Nitekim her kritik durumda olduğu gibi, son İdlib operasyonu vesilesiyle de, emperyalist koalisyon bir kez daha kimyasal silah yalanından yarar ummaktadır. Zira İdlib’in düşmesi ve ülkenin tümüyle Suriye ve müttefiklerinin kontrolüne geçmesi durumunda, ABD ve batılı emperyalistlerin Suriye’deki, dolayısıyla bölgedeki çıkarlarına darbe vurulacaktır. Bu nedenle yeni bir kimyasal silah komplosuyla Suriye’ye tehditlerde bulunmaları şaşırtıcı değildir. Nitekim ABD, İngiltere ve Fransa, eğer Suriye ordusu kimyasal silah kullanırsa şiddetli karşılık vereceklerini ilan ettiler.

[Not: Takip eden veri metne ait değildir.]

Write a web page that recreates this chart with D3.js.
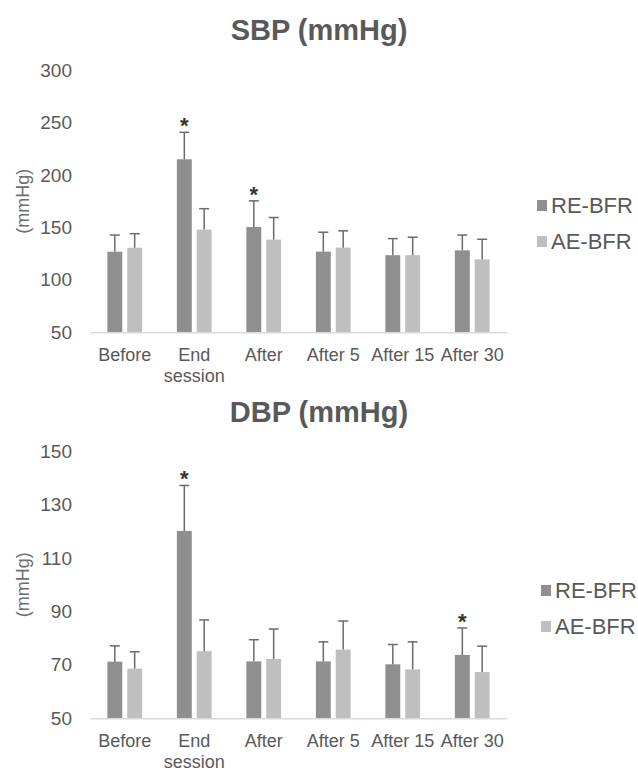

Suriye ordusu ne zaman İdlib’e yuvalanmış cihatçı çetelere yönelik bir operasyon başlatsa, ABD ve müttefiklerinin arsızca sığındığı bahanelerden bir diğeri de “insani kriz” ve “sivil katliam”dır. Üç milyon sivilin yaşadığı ve yüzbin dolayında silahlı cihatçının yuvalandığı İdlib’de şiddetli bir savaşın yaşanacağı, büyük bir göçe ve insani yıkıma yol açacağı açıktır. Bunlar olmadan kenti silahlı gruplardan temizlemek olası görünmemektedir. Ama bunlar emperyalistlerin umurunda değildir. Suriye iç savaşını tezgahlarken, dünyanın dört tarafında cihatçı sürüleri ülkeye taşırken, kentler ve kasabalar yerle bir edilirken, beşyüz bini aşkın insanın ölümüne, on milyonu aşkın insanın göç etmesine sebep olanlar, “insani kriz” ve “sivil katliam” lafını ağızlarına almıyorlardı. Çünkü onlar için sadece bölgesel egemenlik mücadelesi ve çıkarları önemlidir. Bu aynı şey elbette ki Rusya ve müttefikleri için de geçerlidir.
Sadece Suriye değil bir bütün olarak Ortadoğu’da halklar büyük yıkımlar, trajik acılar, katliamlar yaşıyorlar. Bunun sorumlusu emperyalistler ve bölgedeki işbirlikçileridir. Bölge halkları kaderlerini ellerine alarak emperyalistlere ve bölge gericiliğine karşı ayağa kalkamadıkları sürece, yazık ki bunun bedelini ağır biçimde ödemeye devam edeceklerdir.